AIFs provide strategic value to investors by offering customized solutions to meet their specific investment objectives and constraints. AIFs offer tailored portfolio construction, risk management, and reporting services, which may align with investors’ preferences and requirements. AIFs provide access to exclusive deal flow, co-investment opportunities, or industry expertise, which may enhance investors’ networks and knowledge. AIFs also enable investors to align their investments with their values, by investing in socially responsible, environmentally sustainable, or governance-oriented assets.

Mitigating inflation:

AIFs offer a hedge against inflation, as they often invest in hard assets, such as real estate, commodities, or infrastructure, which may appreciate in value over time and maintain their purchasing power. AIFs benefit from inflation-linked contracts, such as revenue-sharing agreements or inflation-indexed leases, which may provide a stable income stream. AIFs invest in sectors that are sensitive to inflation, such as energy, natural resources, or inflation-linked bonds, which may offer attractive returns in inflationary environments.

Long-term focus:

AIFs often have a long-term investment horizon, which may align with investors’ long-term goals and reduce their exposure to short-term market volatility. AIFs have a lock-up period of several years or more, which may enable them to pursue their investment strategy without being influenced by short-term market sentiment. AIFs invest in assets with a long-term growth trajectory, such as infrastructure, real estate, or early-stage companies, which may offer attractive returns over the long term.

Challenges:

Complexity:

AIFs can be complex, with different legal structures, investment strategies, and fee structures. They may require specialized knowledge and due diligence to assess their risks, returns, and suitability. AIFs may also involve complex tax, regulatory, and accounting issues, such as carried interest, valuation, and reporting requirements. As a result, many investors may not fully understand the nature and risks of AIFs and may rely on intermediaries or advisors to make investment decisions.
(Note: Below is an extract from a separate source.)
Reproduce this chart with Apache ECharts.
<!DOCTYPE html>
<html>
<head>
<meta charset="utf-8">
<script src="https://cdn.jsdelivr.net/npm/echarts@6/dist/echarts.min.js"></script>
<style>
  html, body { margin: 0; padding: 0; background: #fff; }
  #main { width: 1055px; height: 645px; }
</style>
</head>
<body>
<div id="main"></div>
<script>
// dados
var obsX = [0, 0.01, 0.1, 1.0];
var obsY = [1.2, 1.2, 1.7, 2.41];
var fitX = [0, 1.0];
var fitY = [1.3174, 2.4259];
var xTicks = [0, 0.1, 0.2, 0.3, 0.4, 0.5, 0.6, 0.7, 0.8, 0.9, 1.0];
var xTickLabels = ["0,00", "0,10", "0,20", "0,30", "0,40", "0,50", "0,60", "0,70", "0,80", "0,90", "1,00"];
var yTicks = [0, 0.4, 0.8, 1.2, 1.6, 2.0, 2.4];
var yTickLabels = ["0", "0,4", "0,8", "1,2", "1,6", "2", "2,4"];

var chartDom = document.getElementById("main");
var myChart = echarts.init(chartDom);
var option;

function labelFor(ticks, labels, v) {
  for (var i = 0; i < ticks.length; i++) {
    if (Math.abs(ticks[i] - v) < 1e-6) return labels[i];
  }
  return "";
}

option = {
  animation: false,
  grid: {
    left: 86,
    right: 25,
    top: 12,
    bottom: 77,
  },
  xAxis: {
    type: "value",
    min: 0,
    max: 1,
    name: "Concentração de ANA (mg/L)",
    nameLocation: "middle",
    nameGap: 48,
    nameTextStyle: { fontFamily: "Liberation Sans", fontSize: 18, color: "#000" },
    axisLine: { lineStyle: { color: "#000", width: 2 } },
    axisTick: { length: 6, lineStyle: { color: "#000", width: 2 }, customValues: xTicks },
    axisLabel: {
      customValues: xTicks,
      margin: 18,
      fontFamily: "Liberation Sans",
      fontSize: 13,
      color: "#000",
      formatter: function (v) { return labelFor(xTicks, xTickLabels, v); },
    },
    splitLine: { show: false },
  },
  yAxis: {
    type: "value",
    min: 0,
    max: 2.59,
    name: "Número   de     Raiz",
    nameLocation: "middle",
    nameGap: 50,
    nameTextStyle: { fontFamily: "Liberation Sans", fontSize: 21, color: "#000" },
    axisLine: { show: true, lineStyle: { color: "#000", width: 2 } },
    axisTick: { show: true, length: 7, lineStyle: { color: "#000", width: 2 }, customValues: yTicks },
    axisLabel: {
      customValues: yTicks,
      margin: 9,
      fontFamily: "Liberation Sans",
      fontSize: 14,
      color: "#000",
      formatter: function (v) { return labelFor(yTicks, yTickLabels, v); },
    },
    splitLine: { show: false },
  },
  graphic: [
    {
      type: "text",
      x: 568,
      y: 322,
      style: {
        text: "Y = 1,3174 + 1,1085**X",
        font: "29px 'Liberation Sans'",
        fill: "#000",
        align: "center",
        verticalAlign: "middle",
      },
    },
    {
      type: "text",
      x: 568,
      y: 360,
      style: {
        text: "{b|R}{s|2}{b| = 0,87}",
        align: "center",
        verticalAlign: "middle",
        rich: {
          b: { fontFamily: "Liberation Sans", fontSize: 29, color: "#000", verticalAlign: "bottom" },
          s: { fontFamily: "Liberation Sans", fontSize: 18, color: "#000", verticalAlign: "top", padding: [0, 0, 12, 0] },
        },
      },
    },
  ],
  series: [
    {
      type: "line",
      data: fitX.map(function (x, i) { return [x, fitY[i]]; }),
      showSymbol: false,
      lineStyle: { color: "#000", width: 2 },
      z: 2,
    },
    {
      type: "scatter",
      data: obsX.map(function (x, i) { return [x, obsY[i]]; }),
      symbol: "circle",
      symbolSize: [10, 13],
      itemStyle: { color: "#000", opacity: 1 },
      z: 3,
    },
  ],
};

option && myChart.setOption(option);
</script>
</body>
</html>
This can lead to agency problems, conflicts of interest, and information asymmetry.

Illiquidity:

AIFs may be illiquid, with limited or no secondary market for their shares or units. Investors may have to commit their capital for long periods, ranging from several years to decades, before realizing their returns. AIFs may also have lock-up periods, redemption restrictions, or other limitations on liquidity, which can affect investors’ ability to access their capital or adjust their portfolios. Illiquidity can also create valuation challenges, as the fair value of AIFs may depend on subjective assumptions or market conditions.

High fees:

AIFs may charge high fees, which can erode investors’ returns and reduce their net performance. AIFs may charge management fees, performance fees, carried interest, transaction fees, and other expenses, which can range from 1% to 2% of assets under management (AUM) for management fees and 10% to 20% of profits for performance fees. AIFs may also charge upfront fees, such as placement fees or due diligence fees, which can add to the overall cost of investing in AIFs. High fees can create a misalignment of interests between investors and managers, as managers may prioritize their own compensation over investors’ returns.

Regulatory uncertainty:

AIFs may face regulatory uncertainty, as they operate in a complex and evolving regulatory landscape. AIFs may be subject to different regulatory regimes, depending on their legal structure, domicile, investment strategy, and investor base. AIFs may also face changing regulatory requirements, such as reporting, disclosure, risk management, and capital adequacy rules, which can add to their compliance costs and affect their performance. AIFs may also face regulatory scrutiny, enforcement, or intervention, which can affect their reputation, investor confidence, and legal liability.

Concentration risk:

AIFs may have concentration risk, as they may invest in a limited number of assets, sectors, geographies, or investment themes. AIFs may also have a high degree of correlation among their investments, which can amplify their risks and reduce their diversification benefits. AIFs may also be exposed to idiosyncratic risks, such as managing risk, operational risk, or environmental, social, and governance (ESG) risk, which can affect their performance and reputation.

Tax risk:

AIFs may have potential tax risks associated with them so investors need to be aware before making these investments. AIFs can be set up in a number of different ways, including as corporations or partnerships. Depending on how it is set up and the assets it invests in, an AIF will have different tax consequences.

One common tax risk associated with AIFs is the potential for unexpected tax liabilities. Because AIFs frequently invest in non-publicly traded assets, it can be challenging to precisely predict an investment’s tax implications. Additionally, the tax treatment of an AIF can change over time, depending on the type of assets it invests in and changes in tax laws.